Rekenkamer: ambities stuiten op gebrek aan slagkracht overheid
De Algemene Rekenkamer maakt zich zorgen om de slagvaardigheid van de rijksoverheid. Aan politieke ambities ontbreekt het niet, maar door onder meer personeelstekorten, knellende regels en procedures, en verouderde systemen zijn ministeries en uitvoeringsorganisaties vaak niet in staat die ook waar te maken.
Het nu demissionaire kabinet had plannen om in drie jaar tijd bij elkaar 76 miljard euro extra uit te geven. Maar alleen al vorig jaar bleef meer dan 7 miljard euro „op de plank liggen”, constateert de Rekenkamer in het jaarlijkse verantwoordingsonderzoek. Daarin staat ook dat het financieel beheer bij de rijksoverheid is verbeterd.
Bijvoorbeeld de chaos bij het herstel van het toeslagenschandaal laat „op pijnlijke wijze” zien hoe beleid vastloopt in de uitvoering. Dat komt door te ingewikkelde regels, maar ook een gebrek aan menskracht. In vier jaar is het aantal vacatures bij de rijksoverheid verviervoudigd naar 32.000.
De Rekenkamer constateert verder dat ministeries slechts „matig inzicht” bieden in wat zij precies weten te bereiken met extra geld dat voor allerlei zaken wordt uitgetrokken. In hun jaarverslagen vermelden zij lang niet altijd welke resultaten zijn behaald.

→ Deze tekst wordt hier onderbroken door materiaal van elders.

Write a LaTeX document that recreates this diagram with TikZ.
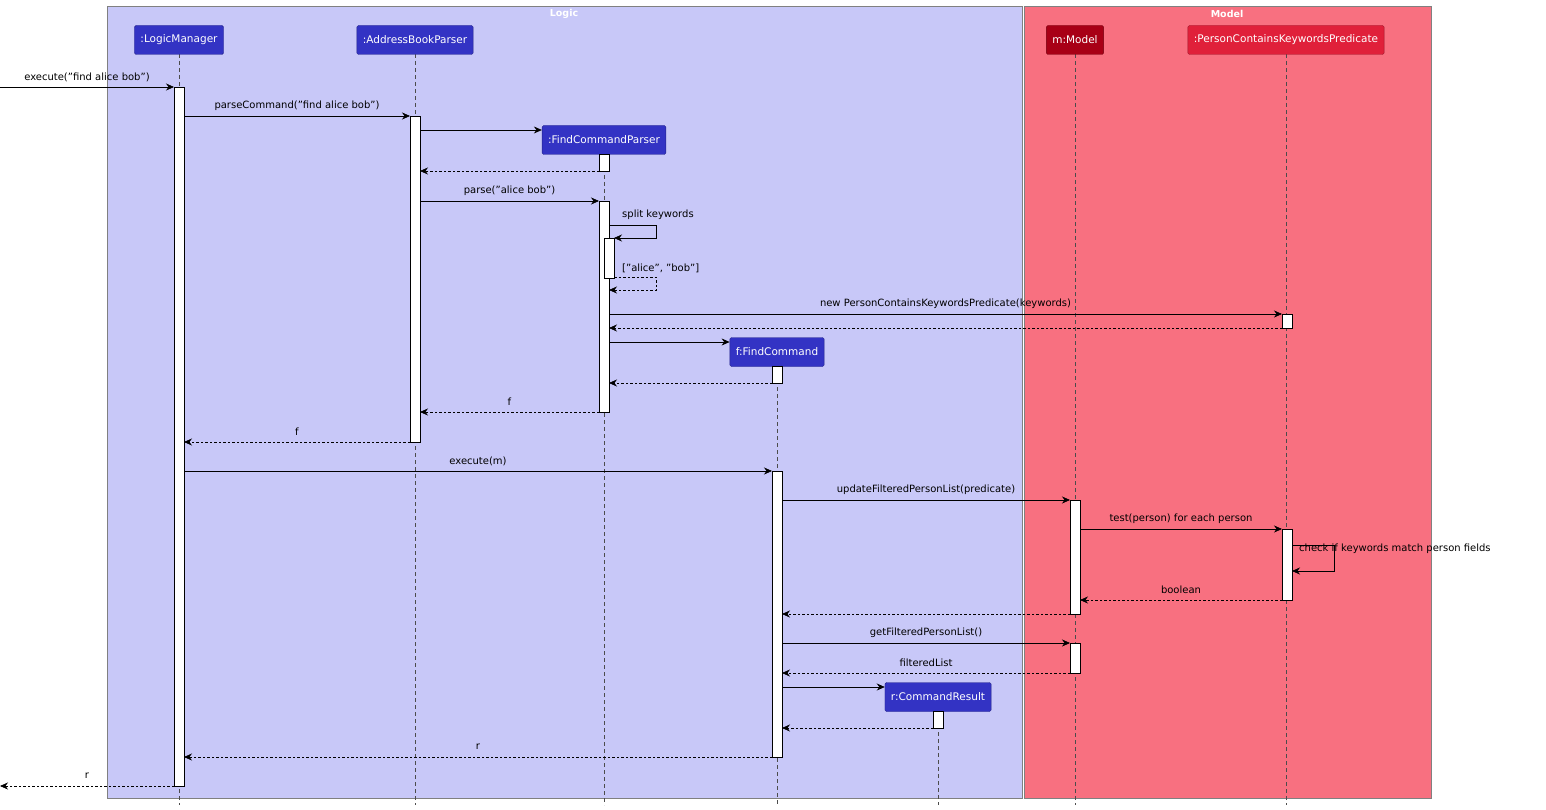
\documentclass[tikz,border=0pt]{standalone}
\usepackage{fontspec}
\setmainfont{DejaVu Sans}
\usetikzlibrary{arrows.meta}
\definecolor{logicbg}{HTML}{C8C8F8}
\definecolor{modelbg}{HTML}{F87080}
\definecolor{partblue}{HTML}{3333C4}
\definecolor{partdark}{HTML}{A80016}
\definecolor{partred}{HTML}{E0203A}
\tikzset{
  box/.style={draw=#1!70!black, fill=#1, rounded corners=1.5pt, text=white, font=\fontsize{10.5}{12}\selectfont, inner xsep=6pt, minimum height=29pt, anchor=center},
  life/.style={draw=black!70, dash pattern=on 4pt off 3pt, line width=0.5pt},
  act/.style={draw=black, fill=white, line width=0.6pt},
  call/.style={-{Stealth[length=8pt,width=7pt]}, line width=0.7pt},
  ret/.style={call, dash pattern=on 2.5pt off 2pt},
  lbl/.style={font=\fontsize{10}{12}\selectfont, inner sep=0pt},
}
\newcommand{\msgX}[5]{\draw[#5] (#1,#3) -- (#2,#3); \node[lbl] at ({(#1+#2)/2},#3-10) {#4};}
\newcommand{\actX}[3]{\draw[act] (#1-5,#2) rectangle (#1+5,#3);}
\begin{document}
\begin{tikzpicture}[x=1pt,y=-1pt]
\useasboundingbox (0,0) rectangle (1546,810);
% groups
\draw[black!50, fill=logicbg] (107,6) rectangle (1022,798);
\node[text=white, font=\bfseries\fontsize{9.5}{11}\selectfont] (glogic) at (564,14) {Logic};
\draw[black!50, fill=modelbg] (1024,6) rectangle (1431,798);
\node[text=white, font=\bfseries\fontsize{9.5}{11}\selectfont] (gmodel) at (1227,14) {Model};
% lifelines
\draw[life] (179,54) -- (179,805);
\draw[life] (415,54) -- (415,805);
\draw[life] (604,154) -- (604,805);
\draw[life] (777,366) -- (777,805);
\draw[life] (938,711) -- (938,805);
\draw[life] (1075,54) -- (1075,805);
\draw[life] (1286,54) -- (1286,805);
% participants
\node[box=partblue] (lm) at (179,40) {:LogicManager};
\node[box=partblue] (abp) at (415,40) {:AddressBookParser};
\node[box=partblue] (fcp) at (604,140) {:FindCommandParser};
\node[box=partblue] (fc) at (777,352) {f:FindCommand};
\node[box=partblue] (cr) at (938,697) {r:CommandResult};
\node[box=partdark] (mm) at (1075,40) {m:Model};
\node[box=partred] (pred) at (1286,40) {:PersonContainsKeywordsPredicate};
% activations
\actX{179}{87}{786}
\actX{415}{116}{442}
\actX{604}{154}{171}
\actX{604}{201}{412}
\actX{609}{238}{278}
\actX{1287}{314}{328}
\actX{777}{366}{383}
\actX{777}{471}{757}
\actX{1075}{500}{614}
\actX{1075}{643}{673}
\actX{1287}{529}{600}
\actX{938}{711}{728}
% messages
\msgX{0}{174}{87}{execute("find alice bob")}{call}
\msgX{184}{410}{116}{parseCommand("find alice bob")}{call}
\draw[call] (420,130) -- (fcp.west |- 0,130);
\draw[ret] (599,171) -- (420,171);
\msgX{420}{599}{201}{parse("alice bob")}{call}
\draw[call] (609,225) -- (656,225) -- (656,238) -- (614,238);
\node[lbl, anchor=west] at (622,215) {split keywords};
\draw[ret] (614,277) -- (656,277) -- (656,290) -- (609,290);
\node[lbl, anchor=west] at (622,268) {["alice", "bob"]};
\msgX{609}{1282}{314}{new PersonContainsKeywordsPredicate(keywords)}{call}
\draw[ret] (1282,328) -- (609,328);
\draw[call] (609,342) -- (fc.west |- 0,342);
\draw[ret] (772,383) -- (609,383);
\msgX{599}{420}{412}{f}{ret}
\msgX{410}{184}{442}{f}{ret}
\msgX{184}{772}{471}{execute(m)}{call}
\msgX{782}{1070}{500}{updateFilteredPersonList(predicate)}{call}
\msgX{1080}{1282}{529}{test(person) for each person}{call}
\draw[call] (1292,545) -- (1334,545) -- (1334,571) -- (1292,571);
\node[lbl, anchor=west] at (1299,549) {check if keywords match person fields};
\msgX{1282}{1080}{600}{boolean}{ret}
\draw[ret] (1070,614) -- (782,614);
\msgX{782}{1070}{643}{getFilteredPersonList()}{call}
\msgX{1070}{782}{673}{filteredList}{ret}
\draw[call] (782,687) -- (cr.west |- 0,687);
\draw[ret] (933,728) -- (782,728);
\msgX{772}{184}{757}{r}{ret}
\msgX{174}{0}{786}{r}{ret}
\end{tikzpicture}
\end{document}
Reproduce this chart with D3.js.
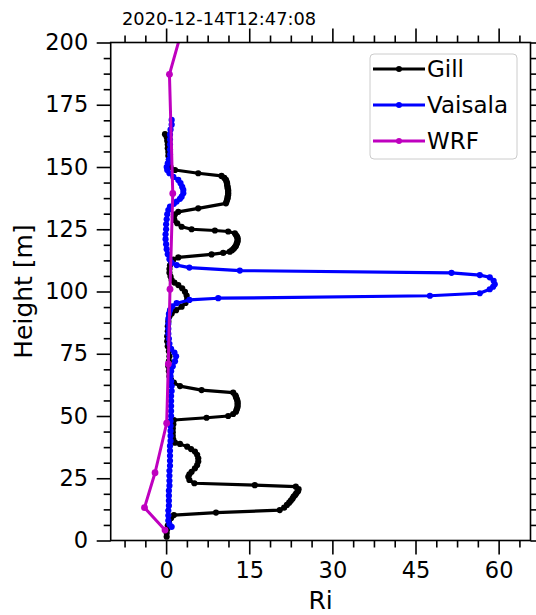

„Verantwoordingsdag is resultatendag”, zegt president Pieter Duisenberg van de Rekenkamer. „Het kabinet geeft in zijn jaarverslag helaas te weinig inzicht in de resultaten van publiek geld.” Dat is onder meer het geval bij extra uitgaven voor het terugdringen van drugssmokkel, hulp aan kwetsbare regio’s, onderhoud van rijkswegen en sociale advocatuur.
Wel is over de hele linie de rechtmatigheid verbeterd. Van minder dan 1 procent van alle uitgaven kan de rechtmatigheid niet met zekerheid worden vastgesteld. Daarmee voldeed het kabinet afgelopen jaar voor wat betreft de uitgaven weer aan de norm.
Bij de ruim 400 miljard euro aan verplichtingen is de onzekerheid nog wel groter dan 1 procent. Dat komt met name op het conto van het ministerie van Volksgezondheid, dat in de coronajaren verplichtingen is aangegaan waarvan het de rechtmatigheid niet heeft kunnen aantonen.
Het aantal onvolkomenheden dat de Rekenkamer constateert bij de ministeries, is afgenomen. Het zijn er 36, tegen 44 een jaar eerder. Tegenover 15 eerdere onvolkomenheden die zijn opgelost, staan 7 nieuwe.